Work to complete ▸
Leaving out every picture, copy the lines of the data exactly, from the first through the line containing "import * as".

Data ▸
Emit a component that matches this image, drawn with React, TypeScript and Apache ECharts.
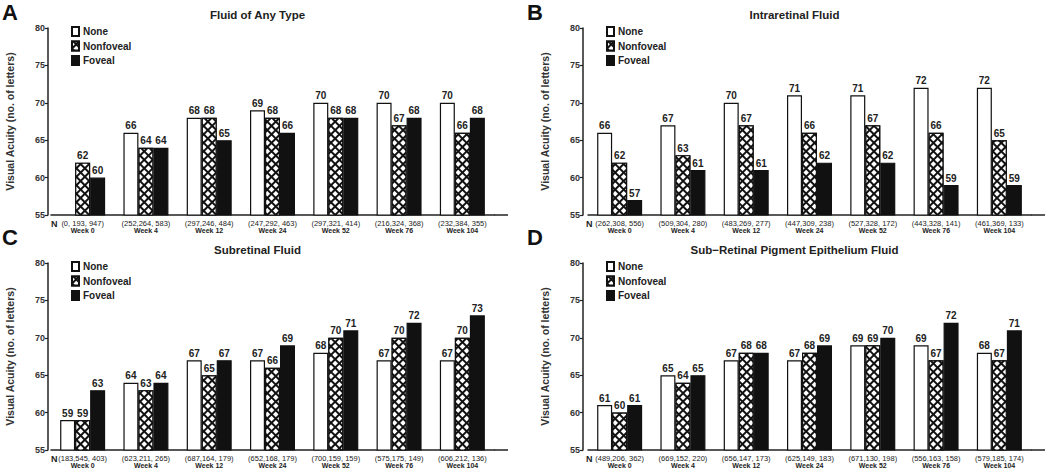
import React, { useEffect, useRef } from "react";
import * as echarts from "echarts";

const weeks = ["Week 0", "Week 4", "Week 12", "Week 24", "Week 52", "Week 76", "Week 104"];
const seriesNames = ["None", "Nonfoveal", "Foveal"];

// A: Fluid of Any Type
const anyNone = [null, 66, 68, 69, 70, 70, 70];
const anyNonfoveal = [62, 64, 68, 68, 68, 67, 66];
const anyFoveal = [60, 64, 65, 66, 68, 68, 68];
const anyN = ["(0, 193, 947)", "(252,264, 583)", "(297,246, 484)", "(247,292, 463)", "(297,321, 414)", "(216,324, 368)", "(232,384, 355)"];

// B: Intraretinal Fluid
const irfNone = [66, 67, 70, 71, 71, 72, 72];
const irfNonfoveal = [62, 63, 67, 66, 67, 66, 65];
const irfFoveal = [57, 61, 61, 62, 62, 59, 59];
const irfN = ["(262,308, 556)", "(509,304, 280)", "(483,269, 277)", "(447,309, 238)", "(527,328, 172)", "(443,328, 141)", "(461,369, 133)"];

// C: Subretinal Fluid
const srfNone = [59, 64, 67, 67, 68, 67, 67];
const srfNonfoveal = [59, 63, 65, 66, 70, 70, 70];
const srfFoveal = [63, 64, 67, 69, 71, 72, 73];
const srfN = ["(183,545, 403)", "(623,211, 265)", "(687,164, 179)", "(652,168, 179)", "(700,159, 159)", "(575,175, 149)", "(606,212, 136)"];

// D: Sub-Retinal Pigment Epithelium Fluid
const rpeNone = [61, 65, 67, 67, 69, 69, 68];
const rpeNonfoveal = [60, 64, 68, 68, 69, 67, 67];
const rpeFoveal = [61, 65, 68, 69, 70, 72, 71];
const rpeN = ["(489,206, 362)", "(669,152, 220)", "(656,147, 173)", "(625,149, 183)", "(671,130, 198)", "(556,163, 158)", "(579,185, 174)"];

const yTicks = { min: 55, max: 80, interval: 5 };
const yTitle = "Visual Acuity (no. of letters)";

const FONT = "'Liberation Sans', Arial, Helvetica, sans-serif";

const panels = [
  { letter: "A", title: "Fluid of Any Type", values: [anyNone, anyNonfoveal, anyFoveal], n: anyN, left: 51, top: 28, axisX: 48, lineEnd: 508, letterX: 2, letterY: 1 },
  { letter: "B", title: "Intraretinal Fluid", values: [irfNone, irfNonfoveal, irfFoveal], n: irfN, left: 588, top: 28, axisX: 583, lineEnd: 1045, letterX: 527, letterY: 1 },
  { letter: "C", title: "Subretinal Fluid", values: [srfNone, srfNonfoveal, srfFoveal], n: srfN, left: 51, top: 263, axisX: 48, lineEnd: 508, letterX: 2, letterY: 226 },
  { letter: "D", title: "Sub\u2212Retinal Pigment Epithelium Fluid", values: [rpeNone, rpeNonfoveal, rpeFoveal], n: rpeN, left: 588, top: 263, axisX: 583, lineEnd: 1045, letterX: 527, letterY: 226 },
];

const GRID_W = 443;
const GRID_H = 187;

const hatch = {
  symbol: "rect",
  symbolSize: 1,
  color: "#ffffff",
  dashArrayX: [3.2, 1.6],
  dashArrayY: [3.2, 1.6],
  rotation: Math.PI / 4,
};

const styles = [
  { color: "#ffffff", borderColor: "#111", borderWidth: 1.2 },
  { color: "#111111", borderColor: "#111", borderWidth: 1.2, decal: hatch },
  { color: "#111111", borderColor: "#111", borderWidth: 1.2 },
];

export default function App() {
  const ref = useRef<HTMLDivElement>(null);
  useEffect(() => {
    if (!ref.current) return;
    const chart = echarts.init(ref.current, null, { renderer: "svg" });

    const title: any[] = [];
    const legend: any[] = [];
    const grid: any[] = [];
    const xAxis: any[] = [];
    const yAxis: any[] = [];
    const series: any[] = [];
    const graphic: any[] = [];

    panels.forEach((p, i) => {
      title.push({
        text: p.title,
        left: p.left + GRID_W / 2 - 20,
        top: p.top - 24,
        textAlign: "center",
        textStyle: { fontFamily: FONT, fontSize: 11.5, fontWeight: "bold", color: "#222" },
      });
      title.push({
        text: p.letter,
        left: p.letterX,
        top: p.letterY,
        padding: 0,
        textStyle: { fontFamily: FONT, fontSize: 22, fontWeight: "bold", color: "#111" },
      });
      legend.push({
        left: p.axisX + 23,
        top: p.top - 2,
        orient: "vertical",
        icon: "rect",
        itemWidth: 7,
        itemHeight: 9,
        itemGap: 3.5,
        padding: 0,
        selectedMode: false,
        data: seriesNames,
        textStyle: { fontFamily: FONT, fontSize: 10, fontWeight: "bold", color: "#222", padding: [0, 0, 0, -1] },
      });
      grid.push({ left: p.left, top: p.top, width: GRID_W, height: GRID_H });
      xAxis.push({
        type: "category",
        gridIndex: i,
        data: weeks,
        axisLine: { show: true, lineStyle: { color: "#222", width: 1.5 } },
        axisTick: { show: false },
        axisLabel: {
          interval: 0,
          margin: 5,
          formatter: (val: string, idx: number) => `{n|${p.n[idx]}}\n{w|${val}}`,
          rich: {
            n: { fontFamily: FONT, fontSize: 7.5, color: "#222", lineHeight: 7 },
            w: { fontFamily: FONT, fontSize: 7, fontWeight: "bold", color: "#222", lineHeight: 7 },
          },
        },
      });
      yAxis.push({
        type: "value",
        gridIndex: i,
        min: yTicks.min,
        max: yTicks.max,
        interval: yTicks.interval,
        offset: p.left - p.axisX,
        name: yTitle,
        nameLocation: "middle",
        nameGap: 33,
        nameTextStyle: { fontFamily: FONT, fontSize: 10.5, fontWeight: "bold", color: "#333" },
        axisLine: { show: true, lineStyle: { color: "#222", width: 1.5 } },
        axisTick: { show: true, length: 3, lineStyle: { color: "#222", width: 1.2 } },
        axisLabel: { margin: 3, fontFamily: FONT, fontSize: 9, fontWeight: "bold", color: "#333" },
        splitLine: { show: false },
      });
      seriesNames.forEach((name, k) => {
        series.push({
          type: "bar",
          name,
          xAxisIndex: i,
          yAxisIndex: i,
          data: p.values[k],
          barWidth: 15,
          barGap: "0%",
          itemStyle: styles[k],
          label: {
            show: true,
            position: "top",
            distance: 2,
            fontFamily: FONT,
            fontSize: 10,
            fontWeight: "bold",
            color: "#222",
          },
        });
      });
      graphic.push({
        type: "line",
        shape: { x1: p.left + GRID_W, y1: p.top + GRID_H, x2: p.lineEnd, y2: p.top + GRID_H },
        style: { stroke: "#222", lineWidth: 1.5 },
      });
      graphic.push({
        type: "text",
        left: p.axisX + 3,
        top: p.top + GRID_H + 4,
        style: { text: "N", font: `bold 9px ${FONT}`, fill: "#222" },
      });
    });

    chart.setOption({
      animation: false,
      backgroundColor: "#ffffff",
      textStyle: { fontFamily: FONT },
      title,
      legend,
      grid,
      xAxis,
      yAxis,
      series,
      graphic,
    });
    return () => chart.dispose();
  }, []);

  return (
    <div
      ref={ref}
      style={{ position: "fixed", left: 0, top: 0, width: 1050, height: 471, background: "#fff" }}
    />
  );
}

Exercise answer ▸
Emit a component that matches this image, drawn with React, TypeScript and Apache ECharts.
import React, { useEffect, useRef } from "react";
import * as echarts from "echarts";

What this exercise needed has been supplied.